Presumably your ID so that feds may pay you a visit when they feel like it, your email need not apply.
I’m surprised that there’s even enough pushback against ID verification to matter, all the corpos are probably salivating at the idea of having fully accurate profiles of everyone, think of the ad and product targeting. The govt. would also love that, for different reasons.
It’s not too hard to imagine a future where you can only use certain things only with the govt. mandated spyware installed - bank apps already often don’t work on rooted Android phones (and you’re expected to use those apps to confirm payments) and all sorts of certification exam software is basically that already if you take a test remotely.
It follows that the same principle would just get pushed further, like what Discord wanted to do etc.
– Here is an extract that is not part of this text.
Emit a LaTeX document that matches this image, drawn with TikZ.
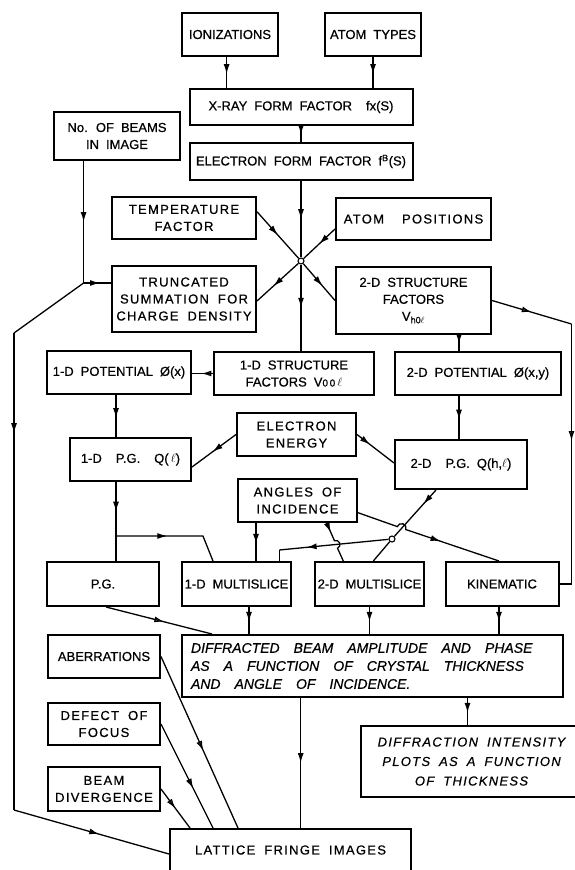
\documentclass[tikz,border=0pt]{standalone}
\usepackage{fontspec}
\setmainfont{Liberation Sans}[FakeBold=0.6]
\newfontfamily\wideLS{Liberation Sans}[LetterSpace=10,FakeBold=0.6]
\usetikzlibrary{arrows.meta,decorations.markings,calc}
\newcommand\myNF{\fontsize{13}{17}\selectfont\spaceskip=7pt plus 2pt\relax}
\newcommand\myWF{\wideLS\fontsize{13}{17}\selectfont\spaceskip=9pt plus 2pt\relax}
\newcommand\myDF{\itshape\fontsize{14}{18}\selectfont}
\newcommand\myIF{\wideLS\itshape\fontsize{13}{19.5}\selectfont\spaceskip=9pt plus 2pt\relax}
\newcommand\WS{\hspace{14pt}}
\tikzset{
  bx/.style={draw, line width=2pt, inner sep=1pt, align=center, font=\myNF},
  wbx/.style={bx, font=\myWF},
  jct/.style={circle, draw, line width=1.1pt, inner sep=0pt, minimum size=6pt, fill=white},
  con/.style={line width=1.3pt},
  arr/.style={con, postaction={decorate}, decoration={markings, mark=at position #1 with {\arrow{Latex[length=10pt,width=6pt]}}}},
  arr/.default=0.55,
  oarr/.style={con, postaction={decorate}, decoration={markings, mark=at position #1 with {\arrow{Latex[open,length=10pt,width=6pt]}}}},
  oarr/.default=0.55
}
\begin{document}
\begin{tikzpicture}[x=1pt,y=-1pt]
\fill[white] (0,0) rectangle (575,870);
\useasboundingbox (0,0) rectangle (575,870);

% boxes
\node[bx,minimum width=96pt,minimum height=43pt] (ion) at (230,34.5) {IONIZATIONS};
\node[bx,minimum width=96pt,minimum height=43pt] (atyp) at (373,34.5) {ATOM TYPES};
\node[bx,minimum width=223pt,minimum height=36pt] (xray) at (301,107) {X-RAY FORM FACTOR\ \ fx(S)};
\node[bx,minimum width=223pt,minimum height=37pt] (eff) at (301,161.5) {ELECTRON FORM FACTOR f\textsuperscript{B}(S)};
\node[bx,minimum width=126pt,minimum height=48pt] (nob) at (117,136) {No. OF BEAMS\\IN IMAGE};
\node[wbx,minimum width=144pt,minimum height=42pt] (temp) at (184,218) {TEMPERATURE\\FACTOR};
\node[wbx,minimum width=155pt,minimum height=42pt] (apos) at (413.5,219) {ATOM\ \ POSITIONS};
\node[wbx,minimum width=144pt,minimum height=66pt] (trunc) at (184,299) {TRUNCATED\\SUMMATION FOR\\CHARGE DENSITY};
\node[bx,minimum width=155pt,minimum height=67pt] (s2d) at (413.5,300.5) {2-D STRUCTURE\\FACTORS\\V\textsubscript{h0$\ell$}};
\node[bx,minimum width=144pt,minimum height=43pt] (pot1) at (119,372.5) {1-D POTENTIAL Ø(x)};
\node[bx,minimum width=160pt,minimum height=43pt] (s1d) at (294,373.5) {1-D STRUCTURE\\FACTORS V{\fontsize{10}{12}\selectfont 0\,0}\,$\ell$};
\node[bx,minimum width=166pt,minimum height=43pt] (pot2) at (478,373.5) {2-D POTENTIAL Ø(x,y)};
\node[wbx,minimum width=119pt,minimum height=43pt] (ee) at (296.5,434.5) {ELECTRON\\ENERGY};
\node[bx,minimum width=121pt,minimum height=43pt] (pg1) at (130.5,459.5) {1-D\ \ P.G.\ \ Q(\,$\ell$)};
\node[bx,minimum width=132pt,minimum height=49pt] (pg2) at (461,464.5) {2-D\ \ P.G. Q(h,$\ell$)};
\node[wbx,minimum width=119pt,minimum height=43pt] (ang) at (297.5,500.5) {ANGLES OF\\INCIDENCE};
\node[bx,minimum width=112pt,minimum height=44pt] (pg) at (103,584) {P.G.};
\node[bx,minimum width=109pt,minimum height=44pt] (ml1) at (236.5,584) {1-D MULTISLICE};
\node[bx,minimum width=109pt,minimum height=44pt] (ml2) at (369.5,584) {2-D MULTISLICE};
\node[bx,minimum width=113pt,minimum height=44pt] (kin) at (502,584) {KINEMATIC};
\node[draw,line width=2pt,minimum height=62pt,text width=363pt,inner xsep=9pt,inner ysep=1pt,align=left,font=\myDF] (diff) at (372.5,666)
  {DIFFRACTED\WS BEAM\WS AMPLITUDE\WS AND\WS PHASE\\AS\WS A\WS FUNCTION\WS OF\WS CRYSTAL\WS THICKNESS\\AND\WS ANGLE\WS OF\WS INCIDENCE.};
\node[bx,minimum width=112pt,minimum height=43pt] (aber) at (104,656.5) {ABERRATIONS};
\node[wbx,minimum width=112pt,minimum height=42pt] (dof) at (104,724) {DEFECT OF\\FOCUS};
\node[wbx,minimum width=112pt,minimum height=44pt] (bdiv) at (104,789) {BEAM\\DIVERGENCE};
\node[bx,font=\myIF,minimum width=221pt,minimum height=71pt] (dint) at (471.5,761.5) {DIFFRACTION INTENSITY\\PLOTS AS A FUNCTION\\OF THICKNESS};
\node[wbx,minimum width=241pt,minimum height=42pt] (lat) at (290.5,850) {LATTICE FRINGE IMAGES};

% junctions
\node[jct] (J) at (301,261) {};
\node[jct] (C) at (392,539) {};

% top part
\coordinate (a1) at ([xshift=-3.4pt]ion.south);
\draw[arr] (a1) -- (a1 |- xray.north);
\draw[arr] (atyp.south) -- (atyp.south |- xray.north);
\draw[oarr] (xray.south) -- (eff.north);
\draw[arr=0.5] (eff.south) -- (J);
\draw[arr=0.5] (J) -- (J |- s1d.north);
\draw[arr=0.5] ([yshift=6.3pt]temp.east) -- (J);
\draw[arr=0.5] ([yshift=-10pt]apos.west) -- (J);
\draw[arr=0.6] (J) -- ([yshift=-2pt]trunc.east);
\draw[arr=0.6] (J) -- (s2d.west);

% beams in image
\coordinate (N1) at (83.6,283);
\coordinate (nb) at (N1 |- nob.south);
\coordinate (N2) at (14,333);
\coordinate (N3) at (14,810);
\draw[arr=0.5] (nb) -- (N1);
\draw[arr=0.6] (N1) -- (N1 -| trunc.west);
\draw[con] (N1) -- (N2);
\draw[arr=0.21] (N2) -- (N3);
\draw[arr=0.55] (N3) -- ([yshift=-4pt]lat.west);

% right side
\coordinate (R1) at (571.5,324);
\coordinate (R2) at (571.5,584);
\draw[oarr=0.5] (s2d.east) -- (R1);
\draw[oarr=0.45] (R1) -- (R2);
\draw[con] (R2) -- (kin.east);

% potentials
\coordinate (b1) at ([xshift=45.5pt]s2d.south);
\draw[arr] (b1) -- (b1 |- pot2.north);
\draw[oarr] (s1d.west) -- (s1d.west -| pot1.east);
\coordinate (b2) at ([xshift=-3pt]pot1.south);
\draw[arr] (b2) -- (b2 |- pg1.north);
\coordinate (b3) at ([xshift=-19pt]pot2.south);
\draw[arr] (b3) -- (b3 |- pg2.north);
\draw[arr=0.53] (ee.west) -- ([yshift=-7.5pt]pg1.east);
\draw[oarr=0.35] (ee.east) -- ([yshift=1.5pt]pg2.west);

% P.G. branches
\coordinate (P1) at (116,536);
\coordinate (P2) at (203,536);
\draw[arr] ([xshift=-14.5pt]pg1.south) -- (P1);
\draw[con] (P1) -- (P1 |- pg.north);
\draw[arr=0.45] (P1) -- (P2) -- ([xshift=-23.5pt]ml1.north);

% angles of incidence
\coordinate (A1) at ([xshift=-41.5pt]ang.south);
\draw[arr] (A1) -- (A1 |- ml1.north);
\coordinate (h1) at (334.47,540.8);
\draw[arr=0.22] ([xshift=29.2pt]ang.south) -- (h1) arc[start angle=112.5,end angle=-67.5,radius=4pt] -- ([xshift=-26.2pt]ml2.north);
\coordinate (h2) at (397.3,526.6);
\draw[arr=0.6] ([yshift=-12.2pt]ang.east) -- (h2) arc[start angle=160.9,end angle=-19.1,radius=4.5pt] -- ([xshift=-3pt]kin.north);

% 2-D P.G. branches
\coordinate (H1) at (279.3,550);
\draw[arr=0.3] ([xshift=-25pt]pg2.south) -- (C);
\draw[con] (C) -- ([xshift=3.8pt]ml2.north);
\draw[arr=0.75] (C) -- (H1);
\draw[con] (H1) -- (H1 |- ml1.north);

% to diffracted beam box
\draw[oarr=0.55] ([xshift=3pt]pg.south) -- ([xshift=31pt]diff.north west);
\coordinate (c1) at ([xshift=12.5pt]ml1.south);
\draw[arr] (c1) -- (c1 |- diff.north);
\draw[arr] (ml2.south) -- (ml2.south |- diff.north);
\coordinate (c2) at ([xshift=-3pt]kin.south);
\draw[oarr] (c2) -- (c2 |- diff.north);

% outputs
\coordinate (c3) at ([xshift=-71.8pt]diff.south);
\draw[arr=0.5] (c3) -- (c3 |- lat.north);
\coordinate (c4) at ([xshift=95pt]diff.south);
\draw[arr] (c4) -- (c4 |- dint.north);
\draw[oarr=0.55] (aber.east) -- ([xshift=-52.5pt]lat.north);
\draw[arr=0.62] (dof.east) -- ([xshift=-77.5pt]lat.north);
\draw[oarr=0.5] (bdiv.east) -- ([xshift=-100.5pt]lat.north);
\end{tikzpicture}
\end{document}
Same with how Apple requires your documents for a developer account, Hetzner for a hosting account or Twitch for getting paid by them and tax stuff.
For package X, I should be able to present my npm (homebrew, apt, nuget, etc) credentials with publishing rights for the package.
If package X is of sufficient public interest (user count, nature/sensitivity of user data, downstream distribution, etc), then the public interest + cryptographic credentials should permit access to best-available security auditing.
Yes, we still are trusting trust, that the owner of the package itself is not malicious, but that's not a sharp degradation from status quo.
If you try to do some kind of dupe-detection, someone can use a lightweight LLM to make superficial changes until it's considered a different project.
Finally, the meatspace status quo is that it is totally acceptable to pay someone to find security bugs in someone else's open-source software, such as the Linux kernel.
Even if you don't, a lot of source code can be legitimately copied thanks to the GPL/MIT/BSD/etc. I'm allowed to take all of zlib and integrate it into my own project if I so chose.
Your private fork doesn't meet the conditions described.
The Linux Kernel is in its training data. I just tested it. I copied about 20 random lines from the linux kernel and asked which codebase this was from and it could immediately tell.
Being able to attribute the source of a line of code doesn't help you to know if a repository can be legitimately hacked on.
As you could imagine, I might just take all or part of the Linux USB stack from the kernel to retrofit it into my own kernel.